Gebäude als Ereignis – der Prozess als Designer

Lukasz Lendzinski / Peter Weigand (Stuttgart)
Studio umschichten, an der Schnittstelle von Architektur, Kunst und Stadtentwicklung agierend, stellen eine Auswahl ihrer Projekte im Entstehungsprozess vor und erlauben einen Blick hinter die Kulissen der komplexen Vorgänge, die zur Realisierung sowie zur Nutzung ihrer temporären Gebäude geführt haben. Dabei demonstrieren sie ihre Arbeitsweise anhand von Phasen, die jedes Projekt notwendigerweise durchläuft. Beginnend von dem Schritt der Vereinbarung mit den Bauherr*innen über das Ausloten der Rahmenbedingungen und Materialfragen bis hin zum Bau- und schließlich Nutzungsprozess.
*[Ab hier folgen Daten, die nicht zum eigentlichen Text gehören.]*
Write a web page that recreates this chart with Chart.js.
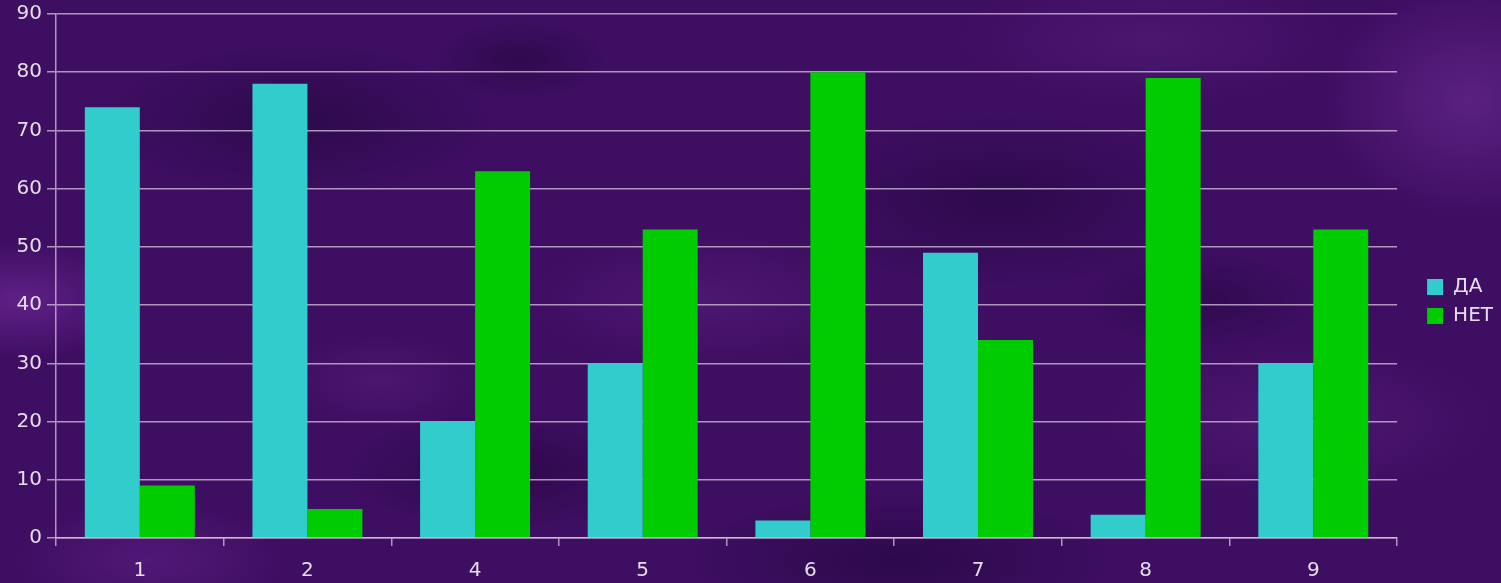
<!DOCTYPE html>
<html>
<head>
<meta charset="utf-8">
<script src="https://cdn.jsdelivr.net/npm/chart.js@4"></script>
<style>
  html, body {
    margin: 0;
    padding: 0;
    width: 1501px;
    height: 583px;
    overflow: hidden;
  }
  body {
    background-color: #3e0e62;
    background-image:
      radial-gradient(ellipse 120px 60px at 20px 300px, rgba(110, 40, 150, 0.7), transparent),
      radial-gradient(ellipse 200px 80px at 300px 120px, rgba(30, 5, 55, 0.5), transparent),
      radial-gradient(ellipse 90px 40px at 520px 60px, rgba(28, 4, 50, 0.45), transparent),
      radial-gradient(ellipse 180px 70px at 700px 300px, rgba(95, 35, 130, 0.45), transparent),
      radial-gradient(ellipse 220px 90px at 1000px 200px, rgba(30, 5, 55, 0.5), transparent),
      radial-gradient(ellipse 120px 50px at 1200px 300px, rgba(28, 4, 50, 0.4), transparent),
      radial-gradient(ellipse 200px 80px at 1300px 420px, rgba(95, 35, 130, 0.45), transparent),
      radial-gradient(ellipse 150px 120px at 1470px 100px, rgba(110, 45, 150, 0.6), transparent),
      radial-gradient(ellipse 160px 60px at 500px 470px, rgba(28, 4, 50, 0.5), transparent),
      radial-gradient(ellipse 100px 50px at 380px 380px, rgba(95, 35, 130, 0.4), transparent),
      radial-gradient(ellipse 220px 70px at 900px 560px, rgba(30, 5, 55, 0.55), transparent),
      radial-gradient(ellipse 140px 60px at 150px 560px, rgba(100, 35, 140, 0.5), transparent),
      radial-gradient(ellipse 200px 70px at 1150px 40px, rgba(95, 35, 130, 0.4), transparent);
  }
  #chart {
    position: absolute;
    left: 0;
    top: 0;
  }
</style>
</head>
<body>
<canvas id="chart" width="1501" height="583"></canvas>
<script>
// Data
const categories = ["1", "2", "4", "5", "6", "7", "8", "9"];
const yesValues = [74, 78, 20, 30, 3, 49, 4, 30];
const noValues = [9, 5, 63, 53, 80, 34, 79, 53];
const yTicks = [0, 10, 20, 30, 40, 50, 60, 70, 80, 90];

const textColor = "#e4dde8";
const gridColor = "rgba(215, 195, 220, 0.75)";
const fontFamily = "'DejaVu Sans', Verdana, sans-serif";

// nudge the legend a bit right/down, like the original
const legendNudge = {
  id: "legendNudge",
  afterLayout(chart) {
    const lg = chart.legend;
    lg.left += 21;
    lg.right += 21;
    lg.top += 3;
    lg.bottom += 3;
  }
};

const ctx = document.getElementById("chart").getContext("2d");

new Chart(ctx, {
  type: "bar",
  data: {
    labels: categories,
    datasets: [
      { label: "ДА", data: yesValues, backgroundColor: "#33CCCC" },
      { label: "НЕТ", data: noValues, backgroundColor: "#00CC00" },
    ]
  },
  plugins: [legendNudge],
  options: {
    responsive: false,
    animation: false,
    layout: { padding: { top: 14, right: 19, bottom: 0, left: 0 } },
    datasets: {
      bar: { barPercentage: 1.0, categoryPercentage: 0.656 }
    },
    plugins: {
      legend: {
        position: "right",
        labels: {
          color: textColor,
          font: { family: fontFamily, size: 20 },
          boxWidth: 16,
          boxHeight: 16,
          padding: 9,
        }
      },
      tooltip: { enabled: false }
    },
    scales: {
      x: {
        offset: true,
        afterFit: axis => {
          axis.height = 45;
        },
        grid: {
          offset: true,
          drawOnChartArea: false,
          color: gridColor,
          tickLength: 8,
          lineWidth: 1.5,
        },
        border: { color: gridColor, width: 1.5 },
        ticks: {
          color: textColor,
          font: { family: fontFamily, size: 20 },
          padding: 13,
          maxRotation: 0,
        }
      },
      y: {
        min: 0,
        max: 90,
        afterBuildTicks: axis => {
          axis.ticks = yTicks.map(v => ({ value: v }));
        },
        afterFit: axis => {
          axis.width = 56;
          axis.paddingTop = 0;
          axis.paddingBottom = 0;
        },
        grid: {
          color: gridColor,
          tickLength: 9,
          lineWidth: 1.5,
        },
        border: { color: gridColor, width: 1.5 },
        ticks: {
          color: textColor,
          font: { family: fontFamily, size: 20 },
          padding: 5,
        }
      }
    }
  }
});
</script>
</body>
</html>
Diese teils aufeinander folgenden, teils parallel verlaufenden Prozesse illustriert der Text anhand von vier beispielhaften Projekten: Weltausstellung, Berlin (zusammen mit Hebbel am Ufer HAU), Opelation, Bochum (mit Urbane Künste Ruhr), Inventur Jena (mit Theaterhaus Jena) und Performeum Wien (mit Wiener Festwochen). Handlungsleitend für alle Arbeiten sind Orts- und Kontextspezifik, die Fragen des Materialkreislaufs sowie der partizipativen inhaltlichen und funktionalen Raumprogrammierung und die Übereinkunft des Temporären als produktiven Zustand.